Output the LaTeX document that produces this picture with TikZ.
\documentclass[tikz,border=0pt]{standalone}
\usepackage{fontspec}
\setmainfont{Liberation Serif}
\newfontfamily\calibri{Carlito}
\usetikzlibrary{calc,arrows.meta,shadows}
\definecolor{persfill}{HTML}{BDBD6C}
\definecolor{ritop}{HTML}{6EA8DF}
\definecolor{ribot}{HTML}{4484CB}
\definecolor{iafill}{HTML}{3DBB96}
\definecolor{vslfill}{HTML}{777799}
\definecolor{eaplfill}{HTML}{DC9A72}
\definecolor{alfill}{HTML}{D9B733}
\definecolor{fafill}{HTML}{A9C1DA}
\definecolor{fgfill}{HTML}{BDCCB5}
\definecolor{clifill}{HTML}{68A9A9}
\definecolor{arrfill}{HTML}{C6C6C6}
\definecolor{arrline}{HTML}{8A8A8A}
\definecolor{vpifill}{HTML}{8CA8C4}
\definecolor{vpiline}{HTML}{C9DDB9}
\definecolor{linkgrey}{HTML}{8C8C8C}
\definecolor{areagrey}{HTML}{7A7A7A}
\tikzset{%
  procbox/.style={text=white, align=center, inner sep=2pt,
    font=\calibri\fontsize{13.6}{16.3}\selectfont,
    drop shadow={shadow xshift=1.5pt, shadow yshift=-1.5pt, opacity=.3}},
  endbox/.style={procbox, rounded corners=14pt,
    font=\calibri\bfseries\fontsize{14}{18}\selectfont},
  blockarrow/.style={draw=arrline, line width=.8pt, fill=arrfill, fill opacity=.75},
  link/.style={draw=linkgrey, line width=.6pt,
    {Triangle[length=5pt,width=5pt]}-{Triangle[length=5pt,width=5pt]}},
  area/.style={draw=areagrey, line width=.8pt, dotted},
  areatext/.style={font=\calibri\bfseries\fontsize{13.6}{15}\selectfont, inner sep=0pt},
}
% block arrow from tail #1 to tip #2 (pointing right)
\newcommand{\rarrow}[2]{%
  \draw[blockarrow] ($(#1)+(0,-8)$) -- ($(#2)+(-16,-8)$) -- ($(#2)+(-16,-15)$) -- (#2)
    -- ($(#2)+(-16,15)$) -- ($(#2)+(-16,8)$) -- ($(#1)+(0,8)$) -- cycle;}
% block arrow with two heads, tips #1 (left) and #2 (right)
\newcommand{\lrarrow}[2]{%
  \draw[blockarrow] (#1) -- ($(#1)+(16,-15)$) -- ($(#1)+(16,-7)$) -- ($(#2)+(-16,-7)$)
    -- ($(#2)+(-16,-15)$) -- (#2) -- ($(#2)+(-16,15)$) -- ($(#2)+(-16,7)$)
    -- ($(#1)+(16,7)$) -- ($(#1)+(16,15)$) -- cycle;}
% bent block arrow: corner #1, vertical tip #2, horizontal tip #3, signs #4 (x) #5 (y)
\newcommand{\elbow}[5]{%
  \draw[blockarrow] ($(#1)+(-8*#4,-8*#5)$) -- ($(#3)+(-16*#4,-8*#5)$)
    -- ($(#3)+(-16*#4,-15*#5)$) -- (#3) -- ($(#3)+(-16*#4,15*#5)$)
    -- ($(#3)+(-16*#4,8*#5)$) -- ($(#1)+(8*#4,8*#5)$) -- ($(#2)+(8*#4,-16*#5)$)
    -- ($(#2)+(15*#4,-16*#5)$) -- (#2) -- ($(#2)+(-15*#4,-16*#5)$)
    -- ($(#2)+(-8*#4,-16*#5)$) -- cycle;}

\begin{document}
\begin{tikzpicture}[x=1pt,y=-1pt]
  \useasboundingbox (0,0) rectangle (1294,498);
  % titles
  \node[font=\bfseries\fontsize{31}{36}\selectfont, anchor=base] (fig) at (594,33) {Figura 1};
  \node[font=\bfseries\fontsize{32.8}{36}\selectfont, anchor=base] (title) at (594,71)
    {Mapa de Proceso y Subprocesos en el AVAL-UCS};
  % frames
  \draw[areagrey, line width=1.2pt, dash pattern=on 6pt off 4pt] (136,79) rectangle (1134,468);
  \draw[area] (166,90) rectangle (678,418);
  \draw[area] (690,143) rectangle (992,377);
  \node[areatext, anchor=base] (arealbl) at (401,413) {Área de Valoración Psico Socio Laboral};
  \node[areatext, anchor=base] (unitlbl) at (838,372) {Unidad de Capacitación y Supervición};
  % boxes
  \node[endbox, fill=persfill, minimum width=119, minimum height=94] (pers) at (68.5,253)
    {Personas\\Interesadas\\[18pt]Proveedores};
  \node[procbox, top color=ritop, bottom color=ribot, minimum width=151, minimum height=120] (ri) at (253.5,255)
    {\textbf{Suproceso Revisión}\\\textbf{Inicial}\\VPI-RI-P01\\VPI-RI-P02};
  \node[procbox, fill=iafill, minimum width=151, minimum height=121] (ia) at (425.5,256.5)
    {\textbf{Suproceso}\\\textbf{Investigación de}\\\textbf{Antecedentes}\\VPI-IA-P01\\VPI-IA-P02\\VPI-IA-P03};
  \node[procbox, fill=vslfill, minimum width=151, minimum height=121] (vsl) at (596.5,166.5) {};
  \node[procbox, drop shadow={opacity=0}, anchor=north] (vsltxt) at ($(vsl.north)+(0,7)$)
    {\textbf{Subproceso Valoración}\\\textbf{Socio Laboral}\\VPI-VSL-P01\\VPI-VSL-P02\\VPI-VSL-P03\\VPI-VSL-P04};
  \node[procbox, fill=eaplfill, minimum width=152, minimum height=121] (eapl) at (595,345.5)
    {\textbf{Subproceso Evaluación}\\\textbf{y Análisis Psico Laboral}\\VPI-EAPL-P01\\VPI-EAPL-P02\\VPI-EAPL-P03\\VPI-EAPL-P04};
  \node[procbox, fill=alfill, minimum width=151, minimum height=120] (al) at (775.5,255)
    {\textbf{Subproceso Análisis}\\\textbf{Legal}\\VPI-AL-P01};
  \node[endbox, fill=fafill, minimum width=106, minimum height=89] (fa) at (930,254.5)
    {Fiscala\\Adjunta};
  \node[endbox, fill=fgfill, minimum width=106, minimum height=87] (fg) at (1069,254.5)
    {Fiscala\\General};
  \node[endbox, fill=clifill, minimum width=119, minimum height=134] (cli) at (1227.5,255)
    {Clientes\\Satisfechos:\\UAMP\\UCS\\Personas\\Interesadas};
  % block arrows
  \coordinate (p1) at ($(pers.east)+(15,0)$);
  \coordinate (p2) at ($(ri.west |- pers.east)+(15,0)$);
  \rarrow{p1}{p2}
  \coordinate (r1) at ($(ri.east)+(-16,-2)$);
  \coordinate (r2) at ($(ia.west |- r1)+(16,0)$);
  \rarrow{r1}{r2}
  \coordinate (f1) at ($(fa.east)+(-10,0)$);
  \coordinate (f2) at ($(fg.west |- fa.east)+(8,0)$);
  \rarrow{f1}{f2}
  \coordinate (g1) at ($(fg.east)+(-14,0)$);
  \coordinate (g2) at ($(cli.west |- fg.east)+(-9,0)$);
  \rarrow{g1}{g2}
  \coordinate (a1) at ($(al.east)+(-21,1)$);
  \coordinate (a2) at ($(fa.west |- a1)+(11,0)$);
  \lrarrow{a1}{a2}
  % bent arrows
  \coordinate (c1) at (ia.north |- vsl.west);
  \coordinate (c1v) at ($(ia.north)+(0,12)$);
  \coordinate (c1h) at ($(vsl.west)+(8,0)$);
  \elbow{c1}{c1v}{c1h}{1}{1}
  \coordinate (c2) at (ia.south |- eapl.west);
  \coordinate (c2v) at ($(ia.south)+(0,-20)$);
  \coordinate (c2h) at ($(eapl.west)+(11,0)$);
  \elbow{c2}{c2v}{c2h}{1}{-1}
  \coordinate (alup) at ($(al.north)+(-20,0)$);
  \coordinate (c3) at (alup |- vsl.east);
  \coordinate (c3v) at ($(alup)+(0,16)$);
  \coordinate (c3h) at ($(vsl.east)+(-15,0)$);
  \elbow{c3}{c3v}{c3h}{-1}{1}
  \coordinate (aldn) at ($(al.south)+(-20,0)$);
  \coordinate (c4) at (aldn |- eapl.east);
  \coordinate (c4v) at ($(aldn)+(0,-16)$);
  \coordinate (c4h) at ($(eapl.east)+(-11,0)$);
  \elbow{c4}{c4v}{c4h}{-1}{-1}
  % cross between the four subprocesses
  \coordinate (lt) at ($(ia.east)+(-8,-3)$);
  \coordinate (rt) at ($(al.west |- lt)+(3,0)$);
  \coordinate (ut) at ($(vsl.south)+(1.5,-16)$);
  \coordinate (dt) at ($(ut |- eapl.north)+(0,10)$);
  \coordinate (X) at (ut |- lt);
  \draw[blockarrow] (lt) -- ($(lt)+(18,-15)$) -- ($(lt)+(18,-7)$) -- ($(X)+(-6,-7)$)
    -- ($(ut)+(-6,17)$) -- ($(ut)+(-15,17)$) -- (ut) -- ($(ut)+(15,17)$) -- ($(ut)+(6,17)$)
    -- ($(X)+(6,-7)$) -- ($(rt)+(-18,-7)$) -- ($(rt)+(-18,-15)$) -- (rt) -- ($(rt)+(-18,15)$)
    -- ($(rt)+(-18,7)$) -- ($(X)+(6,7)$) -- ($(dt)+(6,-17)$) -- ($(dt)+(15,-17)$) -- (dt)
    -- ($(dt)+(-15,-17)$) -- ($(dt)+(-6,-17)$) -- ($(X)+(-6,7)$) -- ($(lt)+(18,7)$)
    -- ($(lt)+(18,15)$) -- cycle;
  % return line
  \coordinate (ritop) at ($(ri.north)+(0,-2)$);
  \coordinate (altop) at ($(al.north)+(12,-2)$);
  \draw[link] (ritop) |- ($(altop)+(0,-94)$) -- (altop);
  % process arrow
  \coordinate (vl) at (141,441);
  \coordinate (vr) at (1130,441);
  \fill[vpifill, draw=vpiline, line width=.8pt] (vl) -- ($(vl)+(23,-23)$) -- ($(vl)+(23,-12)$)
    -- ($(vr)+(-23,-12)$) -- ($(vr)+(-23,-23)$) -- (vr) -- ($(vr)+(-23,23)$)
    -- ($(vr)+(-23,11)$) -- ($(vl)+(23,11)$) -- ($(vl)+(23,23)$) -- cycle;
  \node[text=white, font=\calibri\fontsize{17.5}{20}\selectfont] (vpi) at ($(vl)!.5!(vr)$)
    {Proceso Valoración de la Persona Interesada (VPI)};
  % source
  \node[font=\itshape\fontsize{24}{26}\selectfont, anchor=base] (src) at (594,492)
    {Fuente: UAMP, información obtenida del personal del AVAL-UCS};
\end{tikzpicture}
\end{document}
# # # # #
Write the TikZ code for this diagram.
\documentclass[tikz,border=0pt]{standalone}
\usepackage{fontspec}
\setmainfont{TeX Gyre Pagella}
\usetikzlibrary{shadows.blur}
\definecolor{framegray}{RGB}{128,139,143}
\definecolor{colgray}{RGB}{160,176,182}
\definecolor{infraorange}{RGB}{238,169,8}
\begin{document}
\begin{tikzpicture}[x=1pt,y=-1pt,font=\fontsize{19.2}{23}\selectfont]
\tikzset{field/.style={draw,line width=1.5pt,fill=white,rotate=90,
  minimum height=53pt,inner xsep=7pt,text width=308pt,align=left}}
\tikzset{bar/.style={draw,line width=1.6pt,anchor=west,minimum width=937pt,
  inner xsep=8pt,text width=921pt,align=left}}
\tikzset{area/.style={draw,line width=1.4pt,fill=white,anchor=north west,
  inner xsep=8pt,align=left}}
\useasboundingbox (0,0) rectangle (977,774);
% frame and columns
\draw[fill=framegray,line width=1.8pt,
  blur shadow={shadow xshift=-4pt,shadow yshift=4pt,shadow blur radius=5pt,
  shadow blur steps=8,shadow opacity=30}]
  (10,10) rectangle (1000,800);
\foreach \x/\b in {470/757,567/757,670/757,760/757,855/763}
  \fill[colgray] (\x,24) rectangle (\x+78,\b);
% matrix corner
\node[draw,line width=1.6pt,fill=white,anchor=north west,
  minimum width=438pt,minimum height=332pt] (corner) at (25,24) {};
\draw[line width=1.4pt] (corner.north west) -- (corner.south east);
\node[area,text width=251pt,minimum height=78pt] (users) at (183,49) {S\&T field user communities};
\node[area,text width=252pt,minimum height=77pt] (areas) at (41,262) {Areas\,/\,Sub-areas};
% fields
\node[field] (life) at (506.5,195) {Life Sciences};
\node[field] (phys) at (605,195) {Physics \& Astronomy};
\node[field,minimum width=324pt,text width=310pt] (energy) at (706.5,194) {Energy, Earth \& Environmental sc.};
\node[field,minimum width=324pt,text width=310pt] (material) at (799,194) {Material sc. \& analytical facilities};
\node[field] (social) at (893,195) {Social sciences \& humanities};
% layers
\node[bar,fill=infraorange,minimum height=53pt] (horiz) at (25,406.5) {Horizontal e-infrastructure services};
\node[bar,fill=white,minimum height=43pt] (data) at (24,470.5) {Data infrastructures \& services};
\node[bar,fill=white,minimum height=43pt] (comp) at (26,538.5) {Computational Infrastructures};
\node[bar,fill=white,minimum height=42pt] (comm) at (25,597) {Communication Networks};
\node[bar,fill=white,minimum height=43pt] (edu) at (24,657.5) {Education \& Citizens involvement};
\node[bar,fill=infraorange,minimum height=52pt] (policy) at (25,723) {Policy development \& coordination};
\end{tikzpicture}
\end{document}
# # # # #
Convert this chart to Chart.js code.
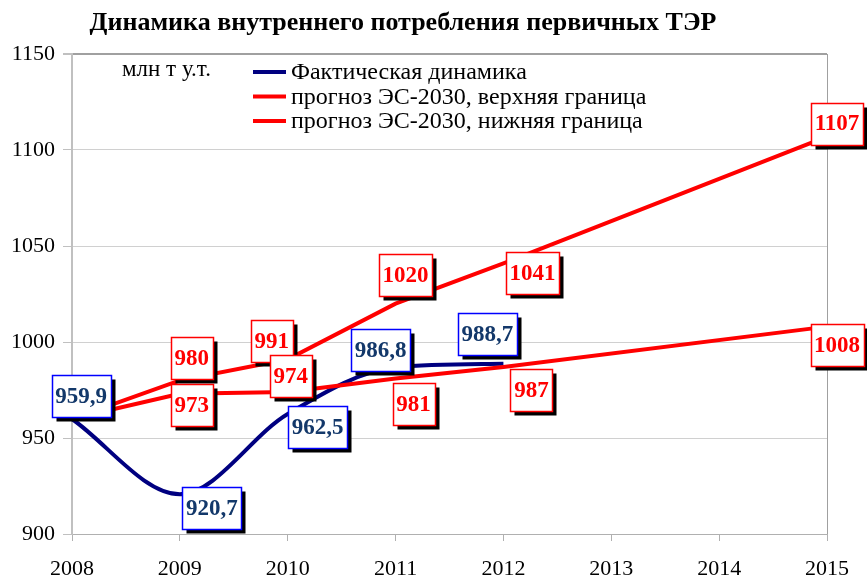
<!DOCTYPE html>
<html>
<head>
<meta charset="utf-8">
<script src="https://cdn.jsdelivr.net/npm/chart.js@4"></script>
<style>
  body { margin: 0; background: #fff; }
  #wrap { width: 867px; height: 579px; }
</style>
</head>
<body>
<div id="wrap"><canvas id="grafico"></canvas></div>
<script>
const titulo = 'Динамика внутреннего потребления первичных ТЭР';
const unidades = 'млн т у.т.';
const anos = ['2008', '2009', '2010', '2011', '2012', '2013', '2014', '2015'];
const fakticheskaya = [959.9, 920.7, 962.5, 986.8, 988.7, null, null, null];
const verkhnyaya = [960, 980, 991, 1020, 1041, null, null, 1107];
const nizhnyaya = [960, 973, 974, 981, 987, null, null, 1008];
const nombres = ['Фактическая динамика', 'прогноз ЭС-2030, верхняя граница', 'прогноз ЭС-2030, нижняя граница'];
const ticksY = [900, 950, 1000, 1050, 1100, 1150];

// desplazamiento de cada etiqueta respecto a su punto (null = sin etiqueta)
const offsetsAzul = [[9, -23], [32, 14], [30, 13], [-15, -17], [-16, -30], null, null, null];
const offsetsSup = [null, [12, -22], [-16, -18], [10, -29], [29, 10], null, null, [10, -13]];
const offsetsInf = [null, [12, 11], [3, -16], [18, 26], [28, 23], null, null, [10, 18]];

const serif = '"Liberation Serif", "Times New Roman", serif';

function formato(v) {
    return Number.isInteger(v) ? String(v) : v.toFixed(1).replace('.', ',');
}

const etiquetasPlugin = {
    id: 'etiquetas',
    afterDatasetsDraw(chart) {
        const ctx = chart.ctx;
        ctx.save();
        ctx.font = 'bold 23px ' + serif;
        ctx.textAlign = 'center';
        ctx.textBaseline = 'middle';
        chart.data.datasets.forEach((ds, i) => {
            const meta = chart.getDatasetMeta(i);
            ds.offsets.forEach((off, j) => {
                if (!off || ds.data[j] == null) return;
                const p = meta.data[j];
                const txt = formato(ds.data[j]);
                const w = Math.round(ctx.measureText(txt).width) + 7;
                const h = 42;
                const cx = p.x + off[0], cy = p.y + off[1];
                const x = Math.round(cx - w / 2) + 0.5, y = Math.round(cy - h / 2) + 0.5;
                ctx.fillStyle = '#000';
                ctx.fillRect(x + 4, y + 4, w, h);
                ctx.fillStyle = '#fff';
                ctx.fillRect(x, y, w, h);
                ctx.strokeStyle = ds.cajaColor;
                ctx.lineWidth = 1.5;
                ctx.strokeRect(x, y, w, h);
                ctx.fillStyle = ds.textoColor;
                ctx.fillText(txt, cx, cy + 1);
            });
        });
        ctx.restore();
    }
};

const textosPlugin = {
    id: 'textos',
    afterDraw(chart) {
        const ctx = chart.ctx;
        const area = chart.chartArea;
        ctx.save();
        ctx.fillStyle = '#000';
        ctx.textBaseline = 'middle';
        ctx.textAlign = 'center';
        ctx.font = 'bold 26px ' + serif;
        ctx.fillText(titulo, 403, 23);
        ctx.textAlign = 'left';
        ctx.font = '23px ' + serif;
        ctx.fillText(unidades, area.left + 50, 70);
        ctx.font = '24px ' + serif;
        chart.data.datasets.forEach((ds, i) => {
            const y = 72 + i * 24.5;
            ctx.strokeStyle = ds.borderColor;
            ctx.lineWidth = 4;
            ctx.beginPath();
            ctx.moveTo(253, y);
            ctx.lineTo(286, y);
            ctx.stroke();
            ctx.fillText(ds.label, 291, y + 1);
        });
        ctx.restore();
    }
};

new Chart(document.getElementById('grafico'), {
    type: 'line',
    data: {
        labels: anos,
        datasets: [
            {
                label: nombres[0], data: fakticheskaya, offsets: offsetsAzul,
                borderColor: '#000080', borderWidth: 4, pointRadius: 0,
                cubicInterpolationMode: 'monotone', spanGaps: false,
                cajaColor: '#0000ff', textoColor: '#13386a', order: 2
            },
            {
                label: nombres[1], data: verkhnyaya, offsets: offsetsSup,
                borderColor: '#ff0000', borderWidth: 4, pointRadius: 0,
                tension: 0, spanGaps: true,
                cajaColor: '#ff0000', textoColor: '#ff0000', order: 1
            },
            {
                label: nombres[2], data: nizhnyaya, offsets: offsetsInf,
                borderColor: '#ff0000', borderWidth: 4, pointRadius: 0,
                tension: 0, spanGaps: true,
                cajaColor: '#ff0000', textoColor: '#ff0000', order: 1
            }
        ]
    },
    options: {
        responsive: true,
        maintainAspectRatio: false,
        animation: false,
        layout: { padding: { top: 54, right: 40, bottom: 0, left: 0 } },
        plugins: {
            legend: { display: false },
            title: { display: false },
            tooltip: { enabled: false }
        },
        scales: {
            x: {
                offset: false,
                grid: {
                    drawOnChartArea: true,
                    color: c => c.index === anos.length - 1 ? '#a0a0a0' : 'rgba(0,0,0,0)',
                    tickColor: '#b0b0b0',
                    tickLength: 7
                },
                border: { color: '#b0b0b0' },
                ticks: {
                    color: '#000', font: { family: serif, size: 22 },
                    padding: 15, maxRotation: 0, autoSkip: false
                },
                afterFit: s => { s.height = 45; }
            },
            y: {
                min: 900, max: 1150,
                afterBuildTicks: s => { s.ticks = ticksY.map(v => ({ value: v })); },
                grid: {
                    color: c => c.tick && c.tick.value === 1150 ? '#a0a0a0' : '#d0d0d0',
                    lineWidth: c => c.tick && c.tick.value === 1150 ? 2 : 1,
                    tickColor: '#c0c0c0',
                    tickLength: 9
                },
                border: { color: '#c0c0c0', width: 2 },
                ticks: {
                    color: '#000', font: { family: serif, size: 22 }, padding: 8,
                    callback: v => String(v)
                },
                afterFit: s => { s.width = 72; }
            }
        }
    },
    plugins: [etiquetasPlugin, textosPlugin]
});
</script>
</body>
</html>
# # # # #
▸ **CHALLENGE**
Count every line above that holds the string "code" and give the total, nothing more.

▸ **SOLUTION TO THIS PROBLEM**
2